What happens to gauge symmetry after gauge fixing? Given a theory with gauge symmetry. After gauge fixing where does gauge symmetry go?
Does the gauge symmetry turn into a global symmetry?
For example there is a way to quantize fields theory with BRST fields. These fields cancel the additional degrees of freedom. But does the new action (original action+BRST fields) have some new internal symmetry?
As an example, local supersymmetry tells us a graviton must have a gravitino super-partner. After gauge fixing this gravitino doesn't just disappear (I presume), so some residual symmetry must remain.
 A: After you've fixed a complete gauge (i.e one that really picks precisely one representant of every gauge orbit), the gauge symmetry is gone. If your gauge condition is incomplete, then some residual gauge symmetry might remain (e.g. the Lorenz gauge condition leaves a residual gauge symmetry for harmonic functions).
Gauge symmetries cannot "turn into global symmetries". The former signify unphysical redundancies in our choice of description of the system under consideration, the latter are properties of the system itself with real physical consequences, such as the existence of conserved quantities due to Noether's theorem. 
But it may well be the case that the "global" version of a (local) gauge symmetry is not gauge to begin with, such as in the case of the $\mathrm{U}(1)$ symmetry of electromagnetism with charged matter. The local version of this symmetry is gauge, but the global $\mathrm{U}(1)$ symmetry acts only on the charged fields and not on the gauge field, hence does not vanish through fixing points in the gauge orbits since it does not act on the orbits to begin with. It is physical and enforces conservation of charge - not a gauge symmetry at all.
Likewise, for the graviton/gravitino, it is global supersymmetry that connected particles and their super-partners, and your gauge-fixing condition likely only eliminates the local part.
A: *

*Gauge-fixing of gauge symmetry is necessary to avoid singular volume factors in the path integral, cf. e.g. my Phys.SE answer here. The gauge-fixing condition must as a minimum accomplish this task.

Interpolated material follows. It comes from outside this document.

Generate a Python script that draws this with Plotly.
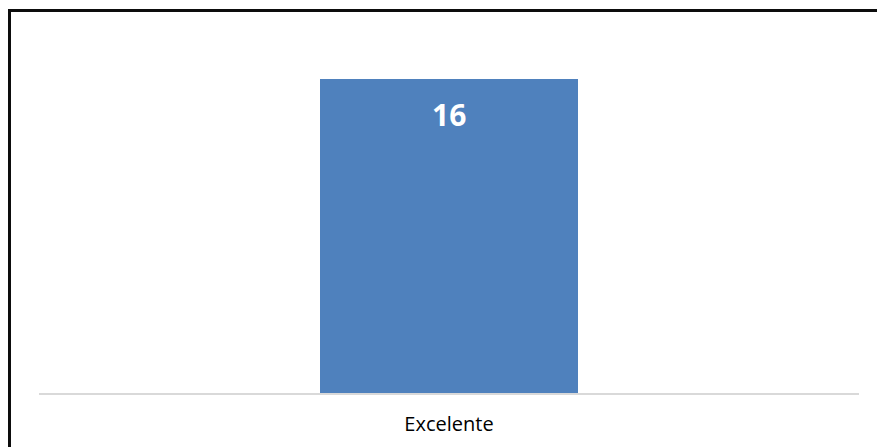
import plotly.graph_objects as go

categories = ["Excelente"]
values = [16]

bar_color = "#4f81bd"
W, H = 877, 447

fig = go.Figure()
fig.add_trace(go.Bar(
    x=categories,
    y=values,
    marker=dict(color=bar_color, line=dict(width=0)),
    width=0.315,
    hoverinfo="skip",
))

# value label inside the top of the bar
for cat, val in zip(categories, values):
    fig.add_annotation(
        x=cat, y=val, text=f"<b>{val}</b>", showarrow=False,
        yanchor="middle", yshift=-35,
        font=dict(family="Open Sans, sans-serif", size=30, color="white"),
    )

# outer frame of the chart area (top and left edges)
frame = dict(color="#0d0d0d", width=3)
fx = 9.5 / W
fy = 1 - 10.5 / H
fig.add_shape(type="path", xref="paper", yref="paper",
              path=f"M {fx},0 L {fx},{fy} L 1,{fy}", line=frame, layer="above")

fig.update_layout(
    width=W, height=H,
    margin=dict(l=0, r=0, t=0, b=0, pad=0, autoexpand=False),
    paper_bgcolor="white", plot_bgcolor="white",
    showlegend=False,
    bargap=0,
    xaxis=dict(
        domain=[39 / W, 859 / W],
        showline=True, linecolor="#d9d9d9", linewidth=2,
        ticks="", showgrid=False, automargin=False,
        ticklabelstandoff=12,
        tickfont=dict(family="Open Sans, sans-serif", size=20, color="#000000"),
        range=[-0.5, 0.5],
    ),
    yaxis=dict(
        domain=[(H - 393) / H, (H - 40) / H],
        range=[0, 18], visible=False, showgrid=False, zeroline=False,
        automargin=False,
    ),
)

fig.write_html("out.html", config={"displayModeBar": False})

*The global part of gauge symmetry (and other global symmetries) should not be gauge-fixed as they don't render the path integral ill-defined.


*It seems relevant to OP's question to mention the background field method, which is a way to allow the background field to maintain gauge symmetry even after gauge-fixing the corresponding quantum field. (This doesn't spoil the path integral since we don't integrate over the background field.)